=== Aim of the exercise ===
Quote every line as written. Omit pictures.

=== Data extract ===

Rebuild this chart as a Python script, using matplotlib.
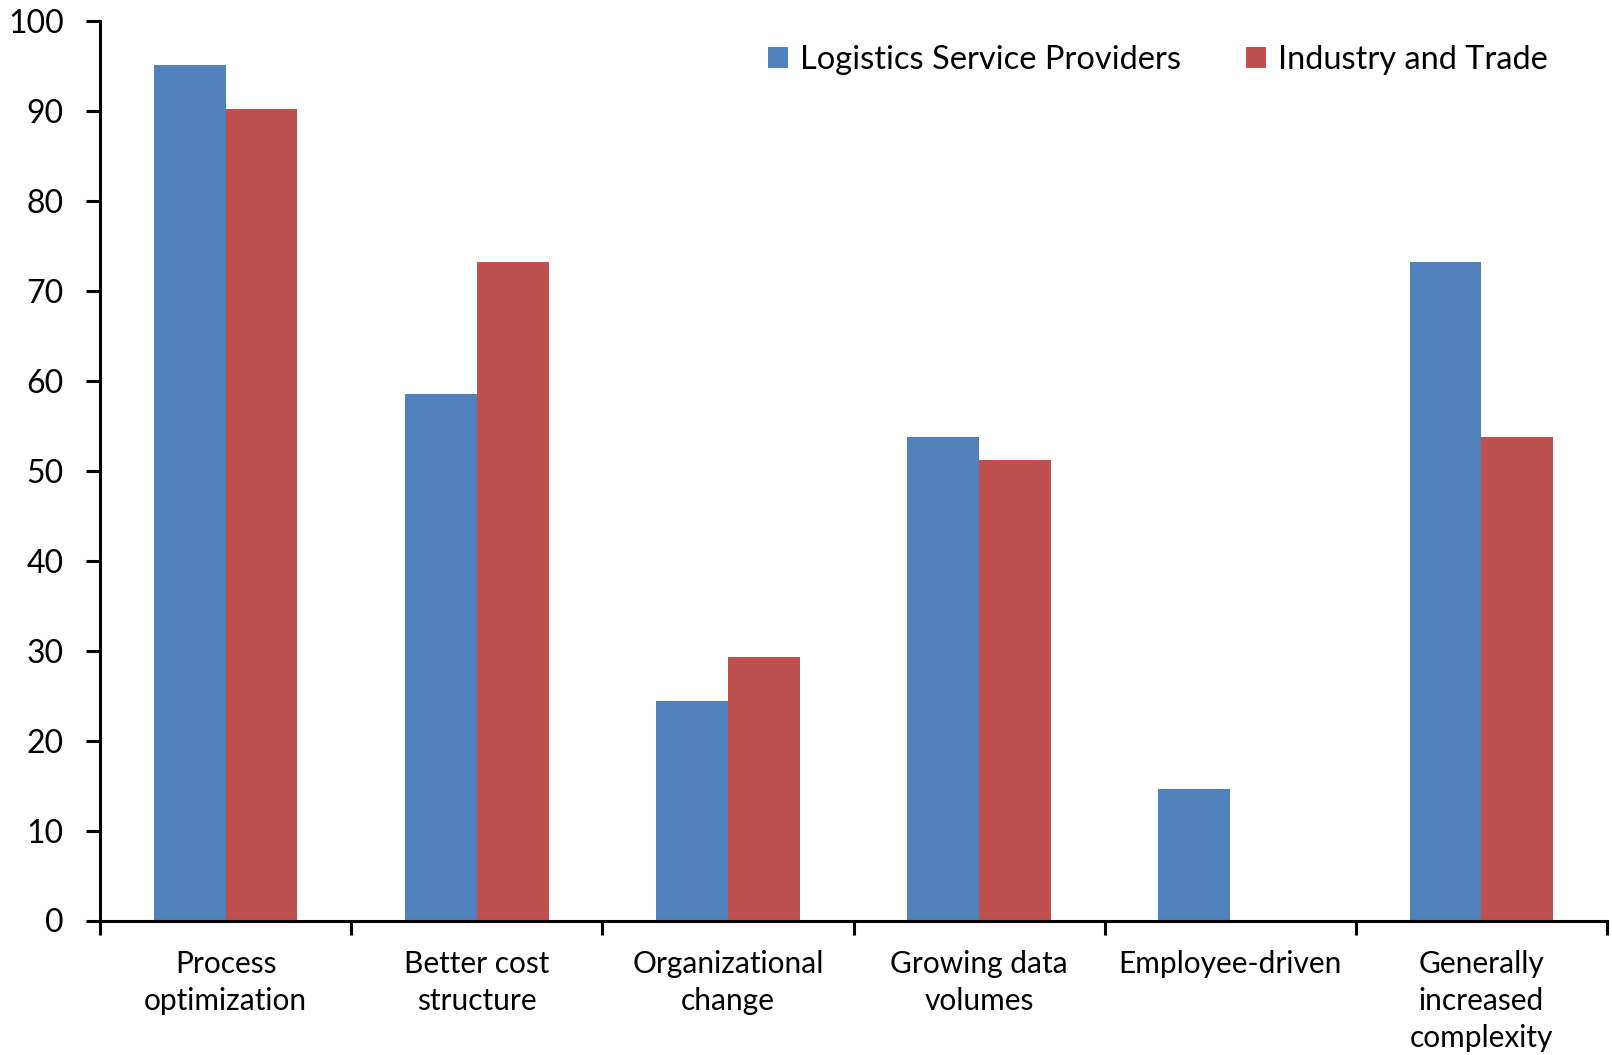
import matplotlib
matplotlib.use("Agg")
import matplotlib.pyplot as plt
import numpy as np

categories = ["Process\noptimization", "Better cost\nstructure", "Organizational\nchange",
              "Growing data\nvolumes", "Employee-driven", "Generally\nincreased\ncomplexity"]
series_names = ["Logistics Service Providers", "Industry and Trade"]
lsp = [95.1, 58.5, 24.4, 53.7, 14.6, 73.2]
iat = [90.2, 73.2, 29.3, 51.2, 0.0, 53.7]
yticks = [0, 10, 20, 30, 40, 50, 60, 70, 80, 90, 100]

plt.rcParams['font.family'] = ['Lato', 'DejaVu Sans']

W, H = 1612, 1055
fig = plt.figure(figsize=(W / 100, H / 100), dpi=100)
ax = fig.add_axes([100 / W, 1 - 920.5 / H, (1607 - 100) / W, (920.5 - 21) / H])

x = np.arange(len(categories))
w = 1 / 3.5
ax.bar(x - w / 2, lsp, w, color="#4F81BD", label=series_names[0])
ax.bar(x + w / 2, iat, w, color="#C0504D", label=series_names[1])

ax.set_xlim(-0.5, len(categories) - 0.5)
ax.set_ylim(0, 100)
ax.set_yticks(yticks)
ax.set_yticklabels([str(t) for t in yticks], fontsize=23)
ax.set_xticks(x)
ax.set_xticklabels(categories, fontsize=21.5, linespacing=1.39, va="top")
ax.tick_params(axis="x", which="major", length=0, pad=21)
ax.set_xticks(np.arange(-0.5, len(categories), 1), minor=True)
ax.tick_params(axis="x", which="minor", length=10, width=2.2, direction="out")
ax.tick_params(axis="y", length=10, width=2.2, direction="out", pad=16)

for s in ["top", "right"]:
    ax.spines[s].set_visible(False)
for s in ["left", "bottom"]:
    ax.spines[s].set_linewidth(2.2)

ax.legend(loc="upper right", bbox_to_anchor=(0.98, 1.006), ncol=2, frameon=False,
          fontsize=23.5, handlelength=0.62, handleheight=0.62, handletextpad=0.35,
          columnspacing=2.0)

fig.savefig("out.png", dpi=100)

=== Task output ===
Rebuild this chart as a Python script, using matplotlib.
import matplotlib
matplotlib.use("Agg")
import matplotlib.pyplot as plt
import numpy as np

categories = ["Process\noptimization", "Better cost\nstructure", "Organizational\nchange",
              "Growing data\nvolumes", "Employee-driven", "Generally\nincreased\ncomplexity"]
series_names = ["Logistics Service Providers", "Industry and Trade"]
lsp = [95.1, 58.5, 24.4, 53.7, 14.6, 73.2]
iat = [90.2, 73.2, 29.3, 51.2, 0.0, 53.7]
yticks = [0, 10, 20, 30, 40, 50, 60, 70, 80, 90, 100]

plt.rcParams['font.family'] = ['Lato', 'DejaVu Sans']

W, H = 1612, 1055
fig = plt.figure(figsize=(W / 100, H / 100), dpi=100)
ax = fig.add_axes([100 / W, 1 - 920.5 / H, (1607 - 100) / W, (920.5 - 21) / H])

x = np.arange(len(categories))
w = 1 / 3.5
ax.bar(x - w / 2, lsp, w, color="#4F81BD", label=series_names[0])
ax.bar(x + w / 2, iat, w, color="#C0504D", label=series_names[1])

ax.set_xlim(-0.5, len(categories) - 0.5)
ax.set_ylim(0, 100)
ax.set_yticks(yticks)
ax.set_yticklabels([str(t) for t in yticks], fontsize=23)
ax.set_xticks(x)
ax.set_xticklabels(categories, fontsize=21.5, linespacing=1.39, va="top")
ax.tick_params(axis="x", which="major", length=0, pad=21)
ax.set_xticks(np.arange(-0.5, len(categories), 1), minor=True)
ax.tick_params(axis="x", which="minor", length=10, width=2.2, direction="out")
ax.tick_params(axis="y", length=10, width=2.2, direction="out", pad=16)

for s in ["top", "right"]:
    ax.spines[s].set_visible(False)
for s in ["left", "bottom"]:
    ax.spines[s].set_linewidth(2.2)

ax.legend(loc="upper right", bbox_to_anchor=(0.98, 1.006), ncol=2, frameon=False,
          fontsize=23.5, handlelength=0.62, handleheight=0.62, handletextpad=0.35,
          columnspacing=2.0)

fig.savefig("out.png", dpi=100)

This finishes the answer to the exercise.